- Born: Ismael Angel Ledesma October 2, 1952 (age 73) Cuba
- Genres: Latin funk, disco
- Instruments: Guitar, vocals
- Years active: 1970–present
- Labels: TK Records Geffen/Warner Bros. Records
- Formerly of: OXO
- Website: www.ishledesma.com

= Ish Ledesma =

American songwriter

Ismael Angel Ledesma (born October 2, 1952) professionally known as Ish Ledesma is an American, Miami-based singer, songwriter, musician, and producer. Ledesma has fronted, written for, or produced hits for the bands Foxy, Oxo, and Company B. Both Oxo and Company B were one-hit wonders in the US, with respective hits "Whirly Girl" and "Fascinated"; Foxy released several albums and singles, including the number one R&B hit "Get Off".

==Early years==
Ish Ledesma was born in Cuba and migrated to Miami as a child. He was influenced by the ubiquitous Latin sounds, popular within his community. He also enjoyed the rock and roll revolution that was playing out both nationally and internationally. In the early 1970s, Ledesma was hired by Henry Stone as a session artist. His credits include guitar on Gwen McCrae's disco hit "Rockin' Chair".

===Foxy===
In 1976, Ledesma convinced Stone to record a band he was forming, resulting in the band Foxy's release of their self-titled debut album. The album, produced by Ray Martínez, had two 12" singles released, "People Fall In Love While Dancing" and "Let's Love." Both songs were regional hits, but with only minor appeal nationally. However, the band's follow-up album, Get Off was a major breakthrough, featuring the title track, which went to number one on the R&B chart and also cracked the top ten on the pop chart. Although the group would score another hit the following year with the tune "Hot Number," follow-up releases were less successful. Foxy disbanded early in the 1980s, as disco began to wane.
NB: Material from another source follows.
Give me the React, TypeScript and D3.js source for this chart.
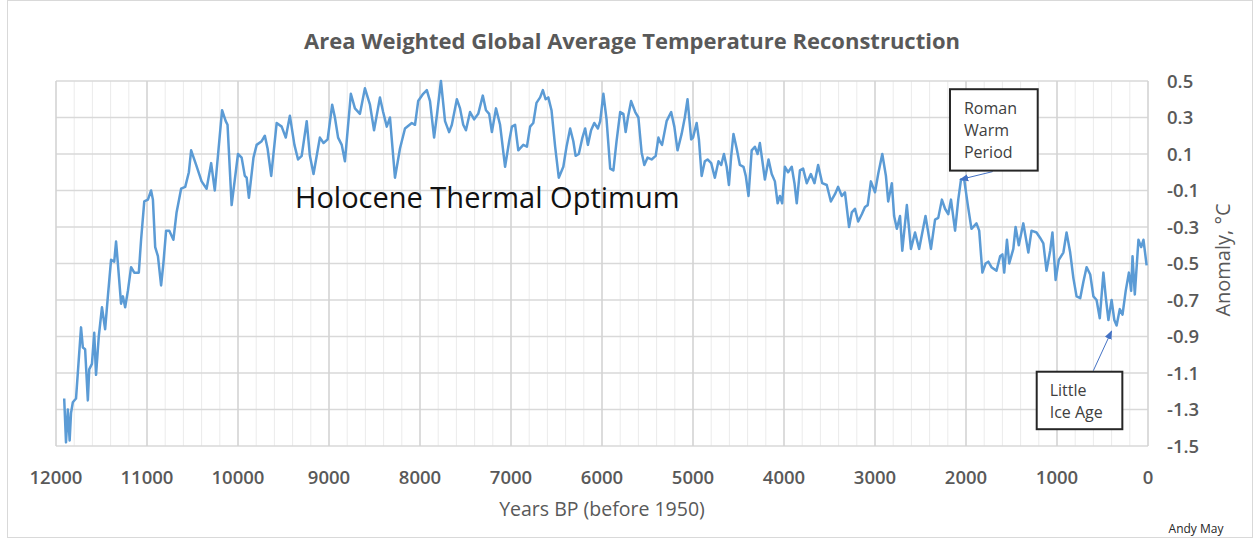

==Solo career and other projects==
Ish Ledesma had embarked on a solo career in 1979, releasing his own self-titled debut on TK Records. The album featured a hit with the release of the 12" single, "Don't Stop." Ledesma would release a second solo album in 1986 called On This Corner on Geffen/Warner Bros. Records, which was produced by John Robie. Ledesma spent the years between the solo releases doing studio appearances as a session artist, and expanding his endeavors into production aspects. He is credited on ABBA's Voulez Vous, Miami Sound Machine's "Bad Boy," Latimore's "Goodbye Heartaches," and Fred Schneider's "Monster". He also either produced, or composed the hit songs "Something Tells Me", by Tiger Moon, "Through The Night" by Blue Moderne, and "Be Mine Tonight" by Promise Circle. In the early 1980s, Ledesma formed the band Oxo, who scored a minor hit with "Whirly Girl." Ish Ledesma is also distinguished as having written and produced two one hit wonders with the songs "Fascinated", by Company B, and the aforementioned "Whirly Girl" by Oxo. These accomplishments secured Ledesma's role in disco music as an important part of its history.

As of 2013, Ish Ledesma remains an active musician, currently appearing mostly within the Florida area.